Performance metrics: Include data usage in performance reviews. Managers are evaluated on team data literacy.

Promotion criteria: Advancement considers data-driven decision-making. Leaders must model the culture.

Accountability for outcomes: Metric targets matter. Achievement is measured, not claimed.

Block 6: Patience and Persistence

Culture change takes time:

Multi-year commitment: Budget for 2-5 years of sustained effort. Quick wins are possible; deep change isn't.

Setbacks are normal: Progress isn't linear. Expect resistance, regression, and frustration.

Celebrate progress: Acknowledge improvements along the way.
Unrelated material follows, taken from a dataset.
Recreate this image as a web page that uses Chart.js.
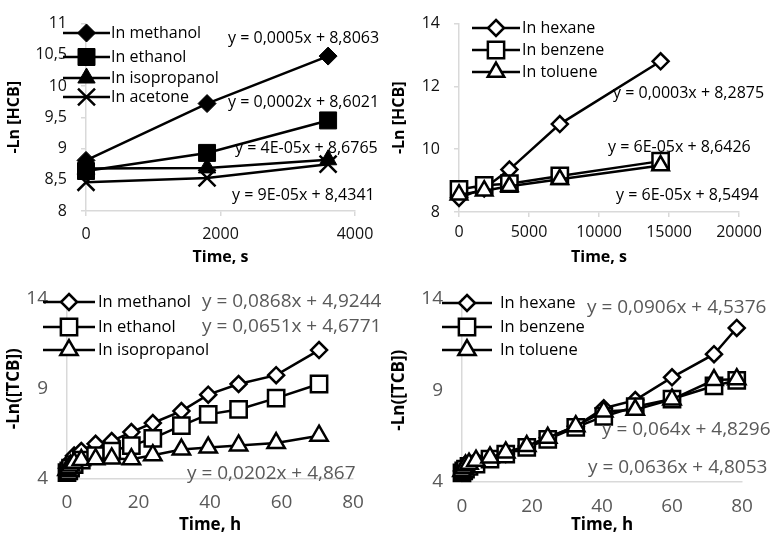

Mark milestones.

Stay the course: Don't abandon the effort when progress is slow. Consistency matters.

Common Cultural Mistakes

Mistake 1: Tool-First Thinking

What happens: Buy BI tools expecting culture to follow.

Why it fails: Tools don't create culture. Unused dashboards and abandoned reports result.

Better approach: Build culture and infrastructure together. Tools enable culture; they don't create it.

Mistake 2: Mandating Without Enabling

What happens: Require data-driven decisions without providing data access, training, or time.

Why it fails: People can't do what they're not equipped to do. Resentment and workarounds result.

Better approach: Enable before mandating. Make data-driven decisions the easiest path.

Mistake 3: Inconsistent Leadership

What happens: Leaders talk about data but make intuition-based decisions.

Why it fails: People follow behavior, not words. Mixed signals undermine culture change.

Better approach: Leaders go first. Model the behavior consistently.

Mistake 4: Punishing Bad News

What happens: Negative metrics result in blame rather than learning.

Why it fails: People hide bad data, game metrics, or avoid measurement. Trust erodes.

Better approach: Separate measurement from blame. Reward transparency; address problems constructively.

Mistake 5: Impatience

What happens: Declare victory too soon or abandon effort when results are slow.

Why it fails: Culture change requires sustained pressure. Stopping early means starting over later.

Better approach: Plan for multi-year effort. Measure progress but expect non-linear improvement.

Measuring Cultural Progress

Track whether culture is actually changing:

Behavior indicators

  • Metric references in meeting notes and decisions
  • Data requests and usage volume
  • Self-service adoption trends
  • Questions about methodology and accuracy

Quality indicators

  • Metric consistency across reports
  • Data issue detection and resolution speed
  • Trust survey results
  • Audit findings related to data

Outcome indicators

  • Decision speed for data-informed choices
  • Experiment volume and quality
  • Prediction accuracy over time
  • Business results tied to data investments

Early indicators show behavior change. Later indicators show business impact. Both matter.

The Long Game

Metrics-driven culture isn't a project with an end date. It's an ongoing organizational capability that requires:

  • Continuous leadership attention
  • Infrastructure maintenance and improvement
  • Skill development for new employees
  • Process reinforcement
  • Incentive alignment

Organizations that sustain this investment build durable competitive advantage. Data-driven decisions compound over time - better decisions lead to better outcomes, which build confidence in the approach, which leads to more data-driven decisions.

The investment is significant. So is the payoff.

Questions

Data-driven is broader - using any data for decisions. Metrics-driven specifically means using consistent, governed metrics as the basis for decisions. Metrics-driven cultures have shared definitions and trust in their numbers; data-driven cultures may still have inconsistent metrics.